ORLANDO (FRONTLINE MEDICAL NEWS)Talk about a paradox: high body mass index is a known risk factor for renal cell carcinoma, but previous studies have shown that patients with high BMI who develop localized RCC generally present with lower grade disease and have better outcomes than normal-weight patients.

Now, investigators confirm that overweight or obese patients with metastatic renal cell carcinoma (mRCC) also tend to have a better prognosis than their leaner counterparts when treated with targeted therapies.

“We externally validate that BMI impacts the outcome of patients with metastatic kidney cancer treated with targeted therapy in terms of overall survival (OS), progression-free survival, and overall response rates,” said Dr. Laurence Albiges, a visiting scientist in the Kidney Cancer Center at the Dana-Farber/Brigham and Women’s Cancer Center, Boston.

Although the mechanism for a protective effect of excess weight is not clear, there is some evidence to suggest that fatty acid metabolism in mRCC may play a role, she said at the 2015 Genitourinary Cancers Symposium sponsored by the American Society of Clinical Oncology.

In tissues samples from The Cancer Genome Atlas (TCGA, a joint repository of the National Cancer Institute and National Human Genome Research Institute), expression of FASN, a gene that encodes for fatty acid synthase, was associated with overall survival (OS), but in other samples FASN expression was not an independent prognostic factor for OS, she said.

Investigate and verify

To clarify the role of BMI in mRCC, Dr. Albiges and colleagues looked at data from clinical trials, specimens from the International Metastatic Renal Cell Carcinoma Database Consortium (IMDC), and biologic data from the TCGA.
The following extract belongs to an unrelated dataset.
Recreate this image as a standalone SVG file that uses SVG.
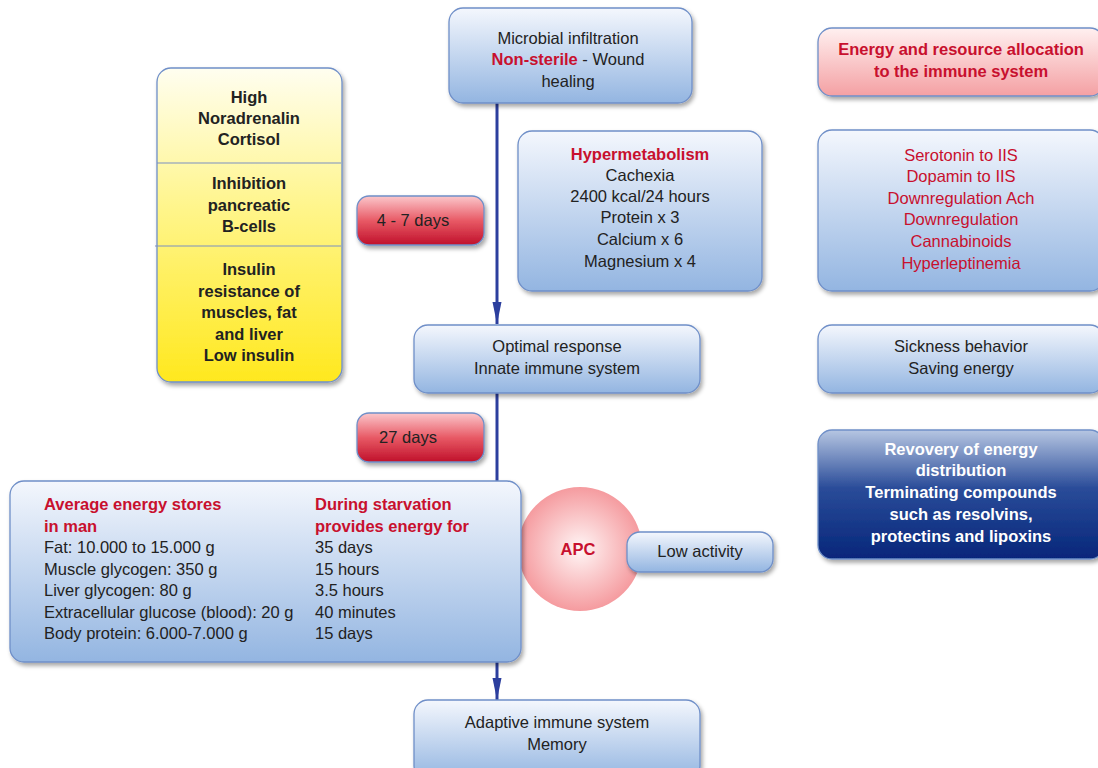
<svg xmlns="http://www.w3.org/2000/svg" width="1098" height="768" viewBox="0 0 1098 768">
<defs>
<linearGradient id="gBlue" x1="0" y1="0" x2="0" y2="1">
<stop offset="0" stop-color="#f4f7fd"/>
<stop offset="1" stop-color="#93b5e1"/>
</linearGradient>
<linearGradient id="gYellow" x1="0" y1="0" x2="0" y2="1">
<stop offset="0" stop-color="#fffef0"/>
<stop offset="0.45" stop-color="#fff58a"/>
<stop offset="1" stop-color="#ffe81e"/>
</linearGradient>
<linearGradient id="gPink" x1="0" y1="0" x2="0" y2="1">
<stop offset="0" stop-color="#fff0f0"/>
<stop offset="1" stop-color="#f4a0a3"/>
</linearGradient>
<linearGradient id="gRed" x1="0" y1="0" x2="0" y2="1">
<stop offset="0" stop-color="#fbc7cb"/>
<stop offset="0.5" stop-color="#e85a66"/>
<stop offset="1" stop-color="#c0102a"/>
</linearGradient>
<linearGradient id="gNavy" x1="0" y1="0" x2="0" y2="1">
<stop offset="0" stop-color="#b6c6e2"/>
<stop offset="0.45" stop-color="#2a4c99"/>
<stop offset="1" stop-color="#06267a"/>
</linearGradient>
<radialGradient id="gApc" cx="0.5" cy="0.5" r="0.5">
<stop offset="0" stop-color="#fff6f6"/>
<stop offset="1" stop-color="#f59b9f"/>
</radialGradient>
<filter id="sh" x="-10%" y="-10%" width="130%" height="140%">
<feDropShadow dx="2" dy="3" stdDeviation="2" flood-color="#000" flood-opacity="0.35"/>
</filter>
<marker id="arr" markerWidth="22" markerHeight="10" refX="22" refY="5" orient="auto" markerUnits="userSpaceOnUse" viewBox="0 0 22 10">
<path d="M0,0.5 L22,5 L0,9.5 Z" fill="#2c3f9e"/>
</marker>
</defs>
<style>
.box{stroke:#6f8fc8;stroke-width:1.3;filter:url(#sh)}
.blue{fill:url(#gBlue)}
.t{font-family:"Liberation Sans","Open Sans",sans-serif;font-size:16.5px;fill:#222;text-anchor:middle}
.b{font-weight:bold}
.red{fill:#c8102e}
.w{fill:#fff}
.l{text-anchor:start}
.conn{stroke:#2c3f9e;stroke-width:3;fill:none}
</style>
<rect width="1098" height="768" fill="#fff"/>

<g id="connectors">
<line class="conn" x1="497" y1="103" x2="497" y2="324" marker-end="url(#arr)"/>
<line class="conn" x1="497" y1="393" x2="497" y2="482"/>
<line class="conn" x1="497" y1="662" x2="497" y2="700" marker-end="url(#arr)"/>
</g>

<g id="hormones">
<rect class="box" x="157" y="68" width="185" height="314" rx="14" fill="url(#gYellow)"/>
<line x1="157" y1="163" x2="341" y2="163" stroke="#7b8fc2" stroke-width="1"/>
<line x1="155" y1="246" x2="341" y2="246" stroke="#7b8fc2" stroke-width="1"/>
<text class="t b" x="249" y="103">High</text>
<text class="t b" x="249" y="124">Noradrenalin</text>
<text class="t b" x="249" y="145">Cortisol</text>
<text class="t b" x="249" y="189">Inhibition</text>
<text class="t b" x="249" y="211">pancreatic</text>
<text class="t b" x="249" y="232">B-cells</text>
<text class="t b" x="249" y="275">Insulin</text>
<text class="t b" x="249" y="297">resistance of</text>
<text class="t b" x="249" y="318">muscles, fat</text>
<text class="t b" x="249" y="340">and liver</text>
<text class="t b" x="249" y="361">Low insulin</text>
</g>

<g id="microbial">
<rect class="box blue" x="449" y="8" width="243" height="95" rx="14"/>
<text class="t" x="568" y="44">Microbial infiltration</text>
<text class="t" x="568" y="65"><tspan class="b red">Non-sterile</tspan> - Wound</text>
<text class="t" x="568" y="87">healing</text>
</g>

<g id="energy-alloc">
<rect class="box" x="818" y="28" width="286" height="68" rx="14" fill="url(#gPink)" stroke="#e58d93"/>
<text class="t b red" x="961" y="55">Energy and resource allocation</text>
<text class="t b red" x="961" y="77">to the immune system</text>
</g>

<g id="hypermetabolism">
<rect class="box blue" x="518" y="131" width="244" height="160" rx="14"/>
<text class="t b red" x="640" y="160">Hypermetabolism</text>
<text class="t" x="640" y="181">Cachexia</text>
<text class="t" x="640" y="202">2400 kcal/24 hours</text>
<text class="t" x="640" y="223">Protein x 3</text>
<text class="t" x="640" y="245">Calcium x 6</text>
<text class="t" x="640" y="267">Magnesium x 4</text>
</g>

<g id="neuro">
<rect class="box blue" x="818" y="130" width="286" height="161" rx="14"/>
<text class="t red" x="961" y="161">Serotonin to IIS</text>
<text class="t red" x="961" y="182">Dopamin to IIS</text>
<text class="t red" x="961" y="204">Downregulation Ach</text>
<text class="t red" x="961" y="225">Downregulation</text>
<text class="t red" x="961" y="247">Cannabinoids</text>
<text class="t red" x="961" y="269">Hyperleptinemia</text>
</g>

<g id="days47">
<rect class="box" x="357" y="196" width="127" height="49" rx="12" fill="url(#gRed)" stroke="#d0505c"/>
<text class="t" x="413" y="226">4 - 7 days</text>
</g>

<g id="optimal">
<rect class="box blue" x="414" y="325" width="286" height="68" rx="14"/>
<text class="t" x="557" y="352">Optimal response</text>
<text class="t" x="557" y="374">Innate immune system</text>
</g>

<g id="sickness">
<rect class="box blue" x="818" y="325" width="286" height="68" rx="14"/>
<text class="t" x="961" y="352">Sickness behavior</text>
<text class="t" x="961" y="374">Saving energy</text>
</g>

<g id="days27">
<rect class="box" x="357" y="413" width="127" height="49" rx="12" fill="url(#gRed)" stroke="#d0505c"/>
<text class="t" x="408" y="443">27 days</text>
</g>

<g id="recovery">
<rect class="box" x="818" y="430" width="286" height="129" rx="14" fill="url(#gNavy)" stroke="#1d3a86"/>
<text class="t b w" x="961" y="455">Revovery of energy</text>
<text class="t b w" x="961" y="476">distribution</text>
<text class="t b w" x="961" y="498">Terminating compounds</text>
<text class="t b w" x="961" y="520">such as resolvins,</text>
<text class="t b w" x="961" y="542">protectins and lipoxins</text>
</g>

<g id="apc">
<circle cx="580" cy="549" r="62" fill="url(#gApc)"/>
<text class="t b red" x="578" y="555">APC</text>
</g>

<g id="energy-stores">
<rect class="box blue" x="10" y="481" width="511" height="181" rx="14"/>
<text class="t b red l" x="44" y="510">Average energy stores</text>
<text class="t b red l" x="44" y="532">in man</text>
<text class="t l" x="44" y="553">Fat: 10.000 to 15.000 g</text>
<text class="t l" x="44" y="575">Muscle glycogen: 350 g</text>
<text class="t l" x="44" y="596">Liver glycogen: 80 g</text>
<text class="t l" x="44" y="618">Extracellular glucose (blood): 20 g</text>
<text class="t l" x="44" y="639">Body protein: 6.000-7.000 g</text>
<text class="t b red l" x="315" y="510">During starvation</text>
<text class="t b red l" x="315" y="532">provides energy for</text>
<text class="t l" x="315" y="553">35 days</text>
<text class="t l" x="315" y="575">15 hours</text>
<text class="t l" x="315" y="596">3.5 hours</text>
<text class="t l" x="315" y="618">40 minutes</text>
<text class="t l" x="315" y="639">15 days</text>
</g>

<g id="low-activity">
<rect class="box blue" x="627" y="532" width="146" height="40" rx="13"/>
<text class="t" x="700" y="557">Low activity</text>
</g>

<g id="adaptive">
<rect class="box blue" x="414" y="700" width="286" height="80" rx="14"/>
<text class="t" x="557" y="728">Adaptive immune system</text>
<text class="t" x="557" y="750">Memory</text>
</g>
</svg>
As the group reported at the 2014 ASCO annual meeting ( Abstract 4576 ), they first looked at the effect of low BMI (< 25 kg/m2) vs. high BMI (≥ 25) in 1,975 patients with mRCC in clinical trials, and found that after adjustment for IMDC prognosis groups, higher BMI was associated with better OS (median 25.6 months vs. 17.1 months; hazard ratio, 0.84; P = .0079) and longer time to treatment failure (median 8.1 vs. 5.7 months; HR, 0.86; P = .0067).

They then, in collaboration with Pfizer Oncology, conducted an external validation study using data on 4,657 patients with mRCC treated in phase II-III clinical trials from 2003 through 2013.

After adjustment for various risk factors, they found again that BMI of 25 or greater was associated with better outcomes in terms of overall survival (23.4 vs. 14.5 months; HR, 0.830; P = .0008), progression free survival (8.2 vs. 5.5 months; HR, 0.821; P < .0001), and overall response rate (25.3% vs. 17.6; adjusted odds ratio, 1.527; P < .0001).

Dr. Albiges noted that when patients were stratified by histologic subtype, “the favorable outcome associated with high BMI was only observed in clear cell RCC.”

The investigators next looked at information from the TCGA dataset on patients with metastatic clear cell RCC to see whether there was correlation between BMI and survival and between BMI and FASN expression. Although they did not detect a significant survival advantage for higher BMI in this cohort, they did find that higher BMI was significantly associated with lower FASN expression levels (P = .034), and that FASN expression below the median level was associated with better overall survival (P = .002).

Finally, they examined biospecimens from the IMDC dataset with information about outcomes under targeted therapy. Here, they found that FASN staining was associated with prognosis groups, but was not an independent prognostic factor for OS in multivariable analysis.

“BMI, however, is associated with overall survival independently of FASN,” Dr. Albiges said.

Although the mechanisms for the effect of BMI on survival are not clear, the study supports observations that many oncologists have made in clinic, said Dr. Ulka Vaishampayan, chair of genitourinary oncology at the Karmanos Cancer Institute at Wayne State University in Detroit.

“There is obviously, I think, a clinical gestalt­ that we all have, that people who are not losing a lot of weight are in general doing better across a number of malignancies,” she said. Dr. Vaishampayan was the invited discussant.